Photo by Chris Kochanski.

Gravel Bike Choice

The topography of the definition of “gravel riding” is as varied as the terrain we ride. What makes your favorite gravel loop might be very different from what makes ours, and that’s what makes it such a draw to so many riders - a gravel ride can be almost anything. But if a gravel ride can be almost anything, what’s the right bike? Exactly.

Just like any bike you would choose, this all depends as much on your personal riding style as it does on the terrain. Maybe even moreso.

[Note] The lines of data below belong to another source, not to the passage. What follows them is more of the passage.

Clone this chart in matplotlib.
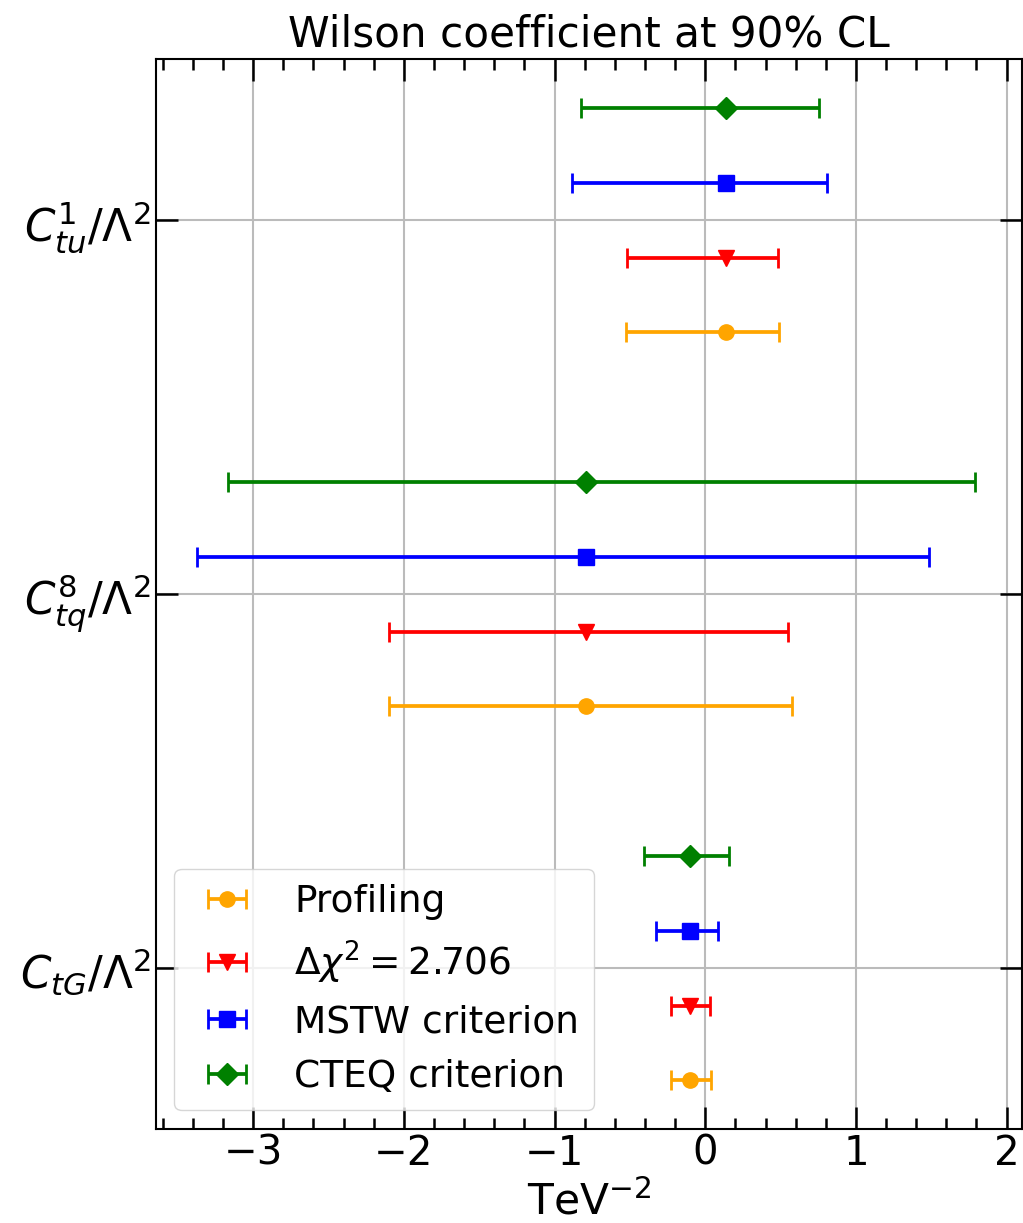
import numpy as np
import matplotlib
matplotlib.use("Agg")
import matplotlib.pyplot as plt
from matplotlib.ticker import MultipleLocator

# operators, bottom to top on the y axis
operators = [r"$C_{tG}/\Lambda^2$", r"$C^8_{tq}/\Lambda^2$", r"$C^1_{tu}/\Lambda^2$"]
central = [-0.102, -0.794, 0.137]

# 90% CL intervals (lower, upper) per method, same operator order
profiling_lo = [-0.230, -2.097, -0.528]
profiling_hi = [0.036, 0.575, 0.487]
dchi2_lo = [-0.230, -2.097, -0.522]
dchi2_hi = [0.031, 0.549, 0.480]
mstw_lo = [-0.327, -3.375, -0.883]
mstw_hi = [0.082, 1.484, 0.810]
cteq_lo = [-0.405, -3.169, -0.827]
cteq_hi = [0.157, 1.788, 0.752]

methods = [
    ("Profiling", profiling_lo, profiling_hi, "orange", "o", -0.3),
    (r"$\Delta\chi^2 = 2.706$", dchi2_lo, dchi2_hi, "red", "v", -0.1),
    ("MSTW criterion", mstw_lo, mstw_hi, "blue", "s", 0.1),
    ("CTEQ criterion", cteq_lo, cteq_hi, "green", "D", 0.3),
]

fig = plt.figure(figsize=(10.23, 12.23), dpi=100)
ax = fig.add_axes([0.1522, 0.0769, 0.8465, 0.8746])

ypos = np.arange(len(operators))
c = np.array(central)
for label, lo, hi, color, marker, shift in methods:
    xerr = [c - np.array(lo), np.array(hi) - c]
    ax.errorbar(c, ypos + shift, xerr=xerr, fmt=marker, color=color,
                markersize=11, elinewidth=2.7, capsize=7, capthick=2,
                label=label)

ax.set_xlim(-3.647, 2.10)
ax.set_ylim(-0.43, 2.43)
ax.set_yticks(ypos)
ax.set_yticklabels(operators)
ax.xaxis.set_major_locator(MultipleLocator(1))
ax.xaxis.set_minor_locator(MultipleLocator(0.2))

ax.tick_params(which="both", direction="in", top=True, right=True, width=1.8)
ax.tick_params(which="major", length=16, labelsize=29)
ax.tick_params(axis="y", which="major", labelsize=31.5)
ax.tick_params(which="minor", length=8)
ax.tick_params(axis="y", which="minor", left=False, right=False)
for sp in ax.spines.values():
    sp.set_linewidth(1.5)

ax.grid(True, color="#bbbbbb", linewidth=1.5)
ax.set_axisbelow(True)

ax.set_title("Wilson coefficient at 90% CL", fontsize=30.3, pad=9)
ax.set_xlabel(r"TeV$^{-2}$", fontsize=30.5, labelpad=5)
ax.legend(loc="lower left", fontsize=27)

fig.savefig("out.png", dpi=100)
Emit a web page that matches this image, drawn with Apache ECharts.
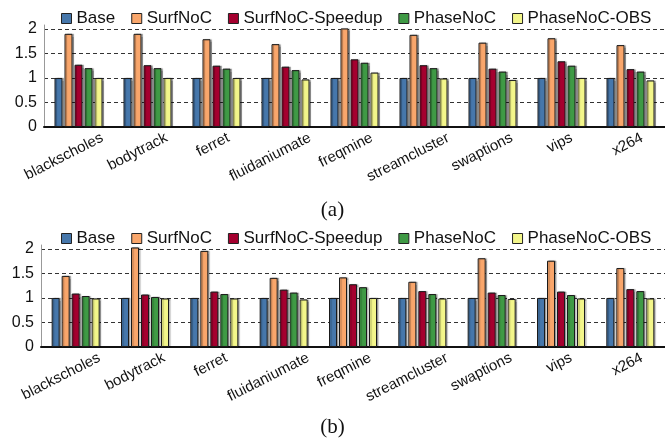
<!DOCTYPE html>
<html>
<head>
<meta charset="utf-8">
<script src="https://cdn.jsdelivr.net/npm/echarts@6/dist/echarts.min.js"></script>
<style>
  html, body { margin: 0; padding: 0; background: #fff; }
  #chart { width: 665px; height: 441px; }
</style>
</head>
<body>
<div id="chart"></div>
<script>
// benchmarks on the x axis
var categories = ['blackscholes', 'bodytrack', 'ferret', 'fluidaniumate', 'freqmine',
  'streamcluster', 'swaptions', 'vips', 'x264'];
var seriesNames = ['Base', 'SurfNoC', 'SurfNoC-Speedup', 'PhaseNoC', 'PhaseNoC-OBS'];
var yTicks = [0, 0.5, 1, 1.5, 2];

// (a)
var baseA = [1, 1, 1, 1, 1, 1, 1, 1, 1];
var surfA = [1.90, 1.90, 1.79, 1.69, 2.01, 1.88, 1.72, 1.81, 1.67];
var speedupA = [1.27, 1.26, 1.25, 1.23, 1.38, 1.26, 1.19, 1.34, 1.18];
var phaseA = [1.20, 1.20, 1.19, 1.16, 1.31, 1.20, 1.13, 1.25, 1.13];
var obsA = [1.00, 1.00, 1.00, 0.97, 1.11, 0.99, 0.96, 1.00, 0.95];

// (b)
var baseB = [1, 1, 1, 1, 1, 1, 1, 1, 1];
var surfB = [1.45, 2.03, 1.96, 1.41, 1.42, 1.33, 1.81, 1.76, 1.61];
var speedupB = [1.09, 1.07, 1.13, 1.17, 1.28, 1.14, 1.11, 1.13, 1.18];
var phaseB = [1.04, 1.02, 1.08, 1.11, 1.22, 1.08, 1.06, 1.06, 1.14];
var obsB = [0.99, 0.99, 0.99, 0.97, 1.00, 0.99, 0.98, 0.99, 0.99];

var colors = ['#4677ab', '#f9a66b', '#a5002f', '#3f9a45', '#f3f68a'];
var FONT = 'Liberation Sans, Arial, sans-serif';
var ROT = 27;

var chart = echarts.init(document.getElementById('chart'));

// long rotated labels sit a bit right of the tick in the original.
// shift along the text (padding) + across it (empty first line) = pure sideways move
var ctx = document.createElement('canvas').getContext('2d');
ctx.font = '15px ' + FONT;
var rad = ROT * Math.PI / 180;
var labelData = categories.map(function (c) {
  var w = ctx.measureText(c).width;
  var d = 4 + 0.23 * w;
  return {
    value: c,
    textStyle: {
      padding: [0, -d * Math.cos(rad), 0, 0],
      lineHeight: 2 * d * Math.sin(rad)
    }
  };
});

function xAxis(idx) {
  return {
    type: 'category',
    gridIndex: idx,
    data: labelData,
    axisLine: { lineStyle: { color: '#111', width: 2 } },
    axisTick: { show: false },
    axisLabel: {
      rotate: ROT,
      margin: 10,
      interval: 0,
      color: '#111',
      fontSize: 15,
      fontFamily: FONT,
      formatter: function (v) { return '\n' + v; }
    }
  };
}

function yAxis(idx) {
  return {
    type: 'value',
    gridIndex: idx,
    min: 0,
    max: 2.08,
    interval: 0.5,
    axisLine: { show: true, lineStyle: { color: '#999', width: 1 } },
    axisTick: { show: false },
    axisLabel: {
      showMaxLabel: false,
      margin: 7,
      color: '#111',
      fontSize: 16,
      fontFamily: FONT,
      formatter: function (v) { return yTicks.indexOf(v) >= 0 ? String(v) : ''; }
    },
    splitLine: {
      show: true,
      showMaxLine: false,
      lineStyle: { color: '#333', type: [4, 3], width: 1 }
    }
  };
}

function legend(top) {
  return {
    top: top,
    left: 56,
    data: seriesNames,
    itemWidth: 10,
    itemHeight: 10,
    itemGap: 16,
    icon: 'rect',
    textStyle: { fontSize: 17, color: '#111', fontFamily: FONT },
    itemStyle: { borderColor: '#222', borderWidth: 1 }
  };
}

var dataA = [baseA, surfA, speedupA, phaseA, obsA];
var dataB = [baseB, surfB, speedupB, phaseB, obsB];

var series = [];
[dataA, dataB].forEach(function (set, g) {
  set.forEach(function (vals, i) {
    series.push({
      name: seriesNames[i],
      type: 'bar',
      xAxisIndex: g,
      yAxisIndex: g,
      data: vals,
      barWidth: 8,
      barGap: '25%',
      clip: false,
      itemStyle: {
        color: colors[i],
        borderColor: '#1a1a1a',
        borderWidth: 1,
        shadowColor: 'rgba(0,0,0,0.3)',
        shadowOffsetX: 1.5,
        shadowBlur: 1
      }
    });
  });
});

var option = {
  animation: false,
  backgroundColor: '#fff',
  color: colors,
  title: [
    { text: '(a)', left: 'center', top: 195,
      textStyle: { fontSize: 21, fontWeight: 'normal', color: '#111', fontFamily: 'Liberation Serif, Times New Roman, serif' } },
    { text: '(b)', left: 'center', top: 412,
      textStyle: { fontSize: 21, fontWeight: 'normal', color: '#111', fontFamily: 'Liberation Serif, Times New Roman, serif' } }
  ],
  legend: [legend(5), legend(225)],
  grid: [
    { left: 44, right: -2, top: 25, height: 102 },
    { left: 41, right: 0, top: 245, height: 102 }
  ],
  xAxis: [xAxis(0), xAxis(1)],
  yAxis: [yAxis(0), yAxis(1)],
  series: series
};

chart.setOption(option);
</script>
</body>
</html>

The Diverge is the textbook gravel offering from Specialized. It comes from the factory on 700x38 tires and can comfortably fit 700x40. A fairly traditional road geometry keeps the handling mellow for long days in the saddle. Future Shock under the stem seems to disappear underneath you when the road is smooth, but when things are bumpy it does an amazing job of quieting the chatter. If your cycling background is mainly from the road, the Diverge could be just the right option for you.


Crux and Stigmata

Think about it. Gravel riding might have been borne of the idea that cyclocross races are all just way too short. So why can’t a ‘cross bike be the right gravel bike? You’ve got us there. In fact, most of the bikebarn crew choose the Specialized Crux as our own gravel tool. Both the Crux and the Stigmata from Santa Cruz offer up something a little different from the “traditional” gravel bike - and that something different holds a lot of appeal for riders who come from a mountain bike background. The slightly higher bottom bracket and tighter, steeper geometry of a cyclocross bike makes it more nimble when the terrain becomes a bit more challenging than a graded fire road (think powerline trail or even some chunky doubletrack).


AWOL and Sequoia

Steel is still real. If your idea of adventure requires something built to carry a load, have a look at Specialized's two very metal touring bikes. The Sequoia has an updated touring geometry that feels nimble and sporty when the bags are off, but stable and relaxed when fully loaded for a weeklong adventure. AWOL takes that Sequia vibe and turns it just a little dirtier with increased clearance for 29" mountain bike tires. It blurs the lines between touring bikes, mountain bikes, and gravel bikes to the point where maybe it could just be called its own thing. Whatever you call it, the AWOL is a pretty cool bike to get lost on.


Roubaix and C3

If you just love to put in long, fast miles and want a bike that can still keep up on the weekly sassy road ride, have a close look at the Cervelo C3 and the Specialized Roubaix. Both can accommodate a 700x28 tire with room to spare and have frames and forks designed to smooth out scrabbly roads while remaining always ready to accelerate the moment you decide to jump. The Roubaix adds Future Shock under the stem to turn bad roads good, but when the road is smooth you’ll hardly know it’s there.

Epic Hardtail? Highball?

Yes and yes. It’s all about the engine, after all. Whether your ride gets a little extra gnarly in spots or you just want the upright position and the smoothness of some really big tires. Mount up some intermediate treads, maybe swap in a narrower handlebar and/or longer stem. Maybe even ditch the suspension fork and go rigid to save a bit more weight.

In the end, gravel is so many different things to so many different people - and that’s all part of the allure. The only rule is to get out there and enjoy it.